The integers are constructed as a pair of natural numbers z=<a,b> and we apply the rule that \(z_1 = z_2\) if \(a_1 + b_2 = a_2 + b_1\).
The rational numbers are constructed from a pair of an integer and a non-zero natural number: q=<z,n> and we apply the rule that \(q_1 = q_2\) if \(z_1 \times n_2 = z_2 \times n_1\).
The reals may be constructed by either Dedekind cuts of all the rational numbers or Cauchy sequences over the rational numbers.
Seen in this way, construction of the rationals or reals can seem intimidating. But from these formal constructions we can prove \(q_1 \times (q_2 + q_3) = q_1 \times q_2 + q_1 \times q_3\) from first principles and having done this once for the axioms of arithmetic we can be certain our use of the rationals or reals doesn't have logical pitfalls.

And having experienced different concepts of number, you can see that my understanding of the real numbers rests on their definitions.

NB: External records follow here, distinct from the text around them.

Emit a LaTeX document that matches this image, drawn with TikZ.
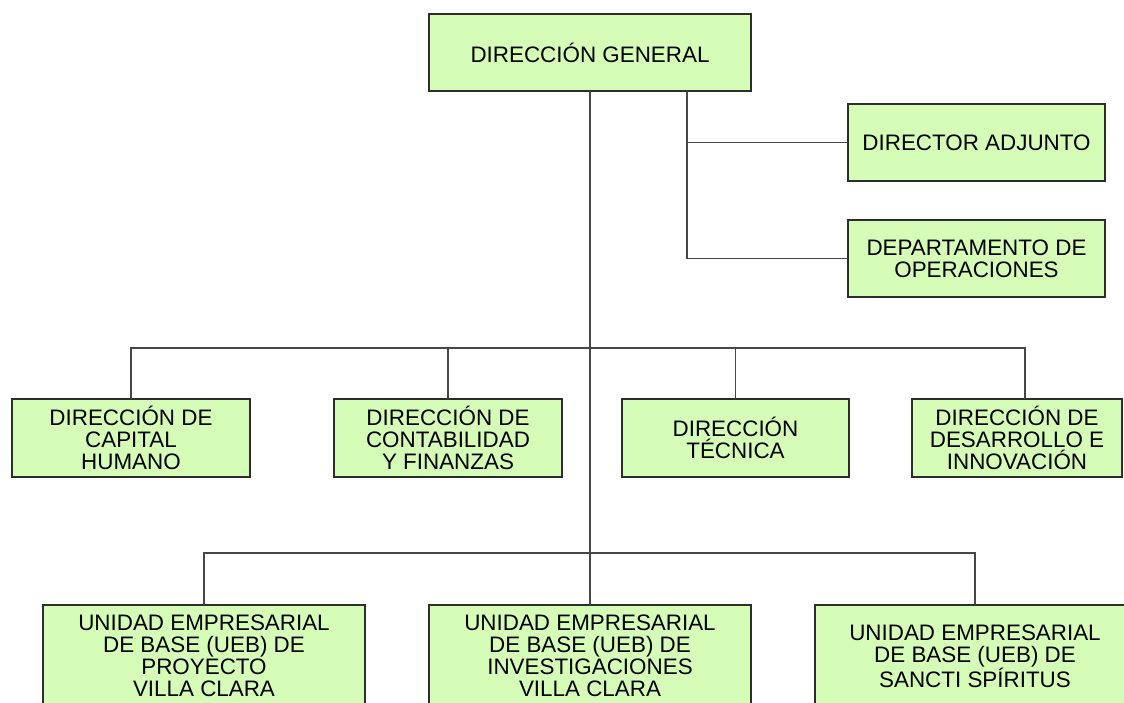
\documentclass[tikz,border=0pt]{standalone}
\usepackage{fontspec}
\setmainfont{Liberation Sans}
\definecolor{boxfill}{RGB}{214,253,183}
\definecolor{boxline}{RGB}{45,45,45}
\definecolor{connline}{RGB}{70,70,70}
\begin{document}
\begin{tikzpicture}[x=1pt,y=-1pt,
  orgbox/.style={draw=boxline, fill=boxfill, line width=1.4pt, inner sep=0pt, outer sep=0pt,
    align=center, font=\fontsize{22.4}{22}\selectfont, text=black},
  conn/.style={draw=connline, line width=1.2pt}]
\useasboundingbox (0,0) rectangle (1124,702);
\clip (0,0) rectangle (1124,702);
% boxes
\node[orgbox, minimum width=322pt, minimum height=77pt] (dg) at (590,52.5) {DIRECCIÓN GENERAL};
\node[orgbox, minimum width=257pt, minimum height=77pt] (da) at (976.5,142.5) {DIRECTOR ADJUNTO};
\node[orgbox, minimum width=257pt, minimum height=77pt] (do) at (976.5,258.5) {DEPARTAMENTO DE\\OPERACIONES};
\node[orgbox, minimum width=238pt, minimum height=78pt] (d1) at (131,438) {DIRECCIÓN DE\\CAPITAL\\HUMANO};
\node[orgbox, minimum width=228pt, minimum height=78pt] (d2) at (448,438) {DIRECCIÓN DE\\CONTABILIDAD\\Y FINANZAS};
\node[orgbox, minimum width=227pt, minimum height=78pt] (d3) at (735.5,438) {DIRECCIÓN\\TÉCNICA};
\node[orgbox, minimum width=210pt, minimum height=78pt] (d4) at (1017,438) {DIRECCIÓN DE\\DESARROLLO E\\INNOVACIÓN};
\node[orgbox, minimum width=322pt, minimum height=102pt] (u1) at (204,656) {UNIDAD EMPRESARIAL\\DE BASE (UEB) DE\\PROYECTO\\VILLA CLARA};
\node[orgbox, minimum width=322pt, minimum height=102pt] (u2) at (590,656) {UNIDAD EMPRESARIAL\\DE BASE (UEB) DE\\INVESTIGACIONES\\VILLA CLARA};
\node[orgbox, minimum width=320pt, minimum height=102pt] (u3) at (975,656) {UNIDAD EMPRESARIAL\\DE BASE (UEB) DE\\SANCTI SPÍRITUS};
% connectors
\coordinate (dgr) at ([xshift=-64pt]dg.south east);
\draw[conn] (dgr) |- (do.west);
\draw[conn] (da.west) -- (da.west -| dgr);
\draw[conn] (dg.south) -- (u2.north);
\coordinate (busA) at (590,348);
\coordinate (d4top) at ([xshift=8pt]d4.north);
\draw[conn] (d1.north) |- (busA) -| (d4top);
\draw[conn] (d2.north) -- (d2.north |- busA);
\draw[conn] (d3.north) -- (d3.north |- busA);
\coordinate (busB) at (590,553);
\draw[conn] (u1.north) |- (busB) -| (u3.north);
\end{tikzpicture}
\end{document}
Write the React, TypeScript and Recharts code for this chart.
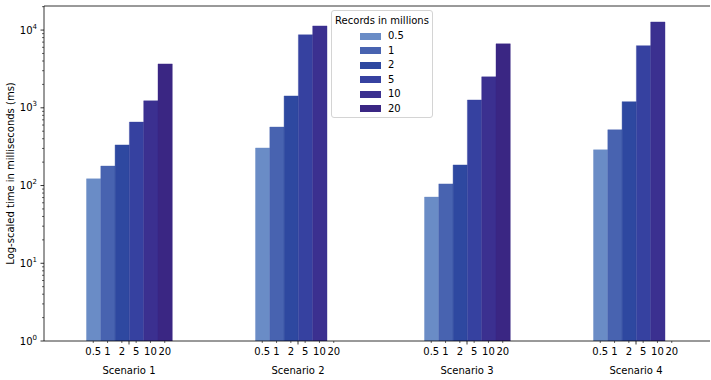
import { BarChart, Bar, XAxis, YAxis, Legend, ReferenceLine } from 'recharts';

const FONT = '"DejaVu Sans", sans-serif';
const BAR_W = 14.3;
const Y_MAX = 20400;

const scenarios = ['Scenario 1', 'Scenario 2', 'Scenario 3', 'Scenario 4'];
const recordSizes = ['0.5', '1', '2', '5', '10', '20'];

// time in ms per scenario, one array per record count
const time05 = [122, 304, 71, 288];
const time1 = [178, 565, 105, 522];
const time2 = [333, 1420, 184, 1200];
const time5 = [655, 8700, 1260, 6300];
const time10 = [1230, 11300, 2500, 12700];
const time20 = [3670, null, 6650, null];

const seriesValues = [time05, time1, time2, time5, time10, time20];
const seriesColors = ['#6a8cc6', '#4863b0', '#2e48a0', '#3641a0', '#3b3090', '#3a2683'];

const majorTicks = [1, 10, 100, 1000, 10000];
const minorMultipliers = [2, 3, 4, 5, 6, 7, 8, 9];
const yTicks = majorTicks
  .flatMap((m) => [m, ...minorMultipliers.map((k) => k * m)])
  .filter((v) => v <= Y_MAX);

const data = scenarios.map((scenario, i) => {
  const row: Record<string, any> = { scenario };
  recordSizes.forEach((_, k) => {
    row[`r${k}`] = seriesValues[k][i];
  });
  return row;
});

function YTick({ x, y, payload }: any) {
  const v = payload.value;
  const exp = Math.round(Math.log10(v));
  const major = Math.abs(v - Math.pow(10, exp)) < 1e-6;
  return (
    <g>
      <line x1={x} x2={x - (major ? 3.5 : 2)} y1={y} y2={y} stroke="#000" strokeWidth={major ? 0.8 : 0.6} />
      {major && (
        <text x={x - 7} y={y + 3.5} textAnchor="end" fontSize={10} fontFamily={FONT} fill="#000">
          10<tspan dy={-5} fontSize={7}>{exp}</tspan>
        </text>
      )}
    </g>
  );
}

function XTick({ x, y, payload }: any) {
  return (
    <g>
      <line x1={x} x2={x} y1={y} y2={y + 3.5} stroke="#000" strokeWidth={0.8} />
      {recordSizes.map((label, k) => {
        const cx = x + (k - 2.5) * BAR_W;
        return (
          <g key={label}>
            <line x1={cx} x2={cx} y1={y} y2={y + 2} stroke="#000" strokeWidth={0.6} />
            <text x={cx} y={y + 14} textAnchor="middle" fontSize={10} fontFamily={FONT} fill="#000">
              {label}
            </text>
          </g>
        );
      })}
      <text x={x} y={y + 33} textAnchor="middle" fontSize={10} fontFamily={FONT} fill="#000">
        {payload.value}
      </text>
    </g>
  );
}

function LegendBox({ payload }: any) {
  const items = [...(payload || [])].sort(
    (a: any, b: any) => recordSizes.indexOf(a.value) - recordSizes.indexOf(b.value)
  );
  return (
    <div
      style={{
        position: 'relative',
        width: 100,
        height: 106,
        border: '1px solid #d4d4d4',
        borderRadius: 3,
        background: 'rgba(255,255,255,0.8)',
        fontFamily: FONT,
        fontSize: 10,
        color: '#000',
      }}
    >
      <div style={{ position: 'absolute', top: 4, left: 0, width: 100, textAlign: 'center', lineHeight: '12px' }}>
        Records in millions
      </div>
      {items.map((entry: any, k: number) => (
        <div key={entry.value} style={{ position: 'absolute', top: 19 + k * 14.5, left: 28, height: 12, display: 'flex', alignItems: 'center' }}>
          <span style={{ display: 'inline-block', width: 21, height: 7, background: entry.color }} />
          <span style={{ marginLeft: 7, lineHeight: '12px' }}>{entry.value}</span>
        </div>
      ))}
    </div>
  );
}

export default function App() {
  return (
    <div style={{ position: 'absolute', left: 0, top: 0, width: 711, height: 380, background: '#fff' }}>
      <BarChart
        width={711}
        height={380}
        data={data}
        margin={{ top: 6, right: 1, bottom: 0, left: 0 }}
        barGap={0}
        barSize={BAR_W}
      >
        <XAxis
          dataKey="scenario"
          type="category"
          height={39}
          padding={{ left: 0.5, right: -10.5 }}
          tickSize={0}
          tickMargin={0}
          tickLine={false}
          axisLine={{ stroke: '#000', strokeWidth: 0.8 }}
          tick={<XTick />}
          interval={0}
        />
        <YAxis
          type="number"
          scale="log"
          domain={[1, Y_MAX]}
          allowDataOverflow
          ticks={yTicks}
          interval={0}
          width={44}
          tickSize={0}
          tickMargin={0}
          tickLine={false}
          axisLine={{ stroke: '#000', strokeWidth: 0.8 }}
          tick={<YTick />}
          label={{
            content: ({ viewBox }: any) => (
              <text
                x={13.5}
                y={viewBox.y + viewBox.height / 2}
                transform={`rotate(-90 13.5 ${viewBox.y + viewBox.height / 2})`}
                textAnchor="middle"
                fontSize={10}
                fontFamily={FONT}
                fill="#000"
              >
                Log-scaled time in milliseconds (ms)
              </text>
            ),
          }}
        />
        <ReferenceLine y={Y_MAX} stroke="#000" strokeWidth={0.8} ifOverflow="visible" />
        {recordSizes.map((size, k) => (
          <Bar
            key={size}
            dataKey={`r${k}`}
            name={size}
            fill={seriesColors[k]}
            stroke={seriesColors[k]}
            strokeWidth={0.4}
            isAnimationActive={false}
          />
        ))}
        <Legend
          layout="horizontal"
          verticalAlign="middle"
          align="center"
          content={<LegendBox />}
          wrapperStyle={{ position: 'absolute', left: 331, top: 10, width: 102, height: 108 }}
        />
      </BarChart>
    </div>
  );
}
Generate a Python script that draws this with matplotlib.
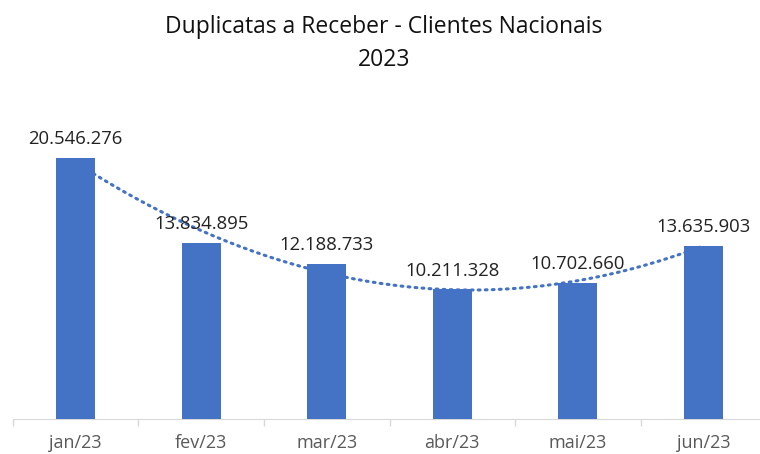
import numpy as np
import matplotlib
matplotlib.use("Agg")
import matplotlib.pyplot as plt

meses = ["jan/23", "fev/23", "mar/23", "abr/23", "mai/23", "jun/23"]
valores = [20546276, 13834895, 12188733, 10211328, 10702660, 13635903]
titulo = "Duplicatas a Receber - Clientes Nacionais\n2023"

plt.rcParams["font.family"] = ["Open Sans", "DejaVu Sans"]

cor = "#4472C4"
x = np.arange(len(meses))
fig = plt.figure(figsize=(7.6, 4.54), dpi=100)
# plot area in figure fractions, right edge runs past the picture like the original
ax = fig.add_axes([12.75 / 760, (454 - 419) / 454, 753.5 / 760, 318 / 454])

ax.bar(x, valores, width=0.31, color=cor, zorder=3)

# trendline: polynomial order 2 fitted on the values
coef = np.polyfit(x + 1, valores, 2)
xt = np.linspace(0, len(meses) - 1, 200)
ax.plot(xt, np.polyval(coef, xt + 1), color=cor, lw=2.2,
        linestyle=(0, (0.6, 1.7)), dash_capstyle="round", zorder=2)

for xi, v in zip(x, valores):
    rotulo = f"{v:,}".replace(",", ".")
    ax.text(xi, v + 750000, rotulo, ha="center", va="bottom", fontsize=13.3, color="#222222")

ax.set_xlim(-0.5, len(meses) - 0.5)
ax.set_ylim(0, 25000000)
ax.set_yticks([])
ax.set_xticks(x)
ax.set_xticklabels(meses, fontsize=13, color="#595959")
ax.set_xticks(np.arange(-0.5, len(meses)), minor=True)
ax.tick_params(axis="x", which="major", length=0, pad=11)
ax.tick_params(axis="x", which="minor", length=5, color="#D9D9D9", width=1)
for s in ["top", "right", "left"]:
    ax.spines[s].set_visible(False)
ax.spines["bottom"].set_color("#D9D9D9")

fig.text(0.505, 0.966, titulo, ha="center", va="top", fontsize=16.5, color="#111111",
         linespacing=1.45)

fig.savefig("out.png", dpi=100)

You can't argue with the definitions of a mathematical object because to change the definitions changes the object unless you can prove the change is no true change at all. So all this talk about the smallest positive number makes no sense with the definition of either the reals or the rationals or even more exotic number systems like the hyperreal and surreal numbers.

 

The 'assumption of ancient Greeks' is not a valid proof for 'continuity of points' in the physical space.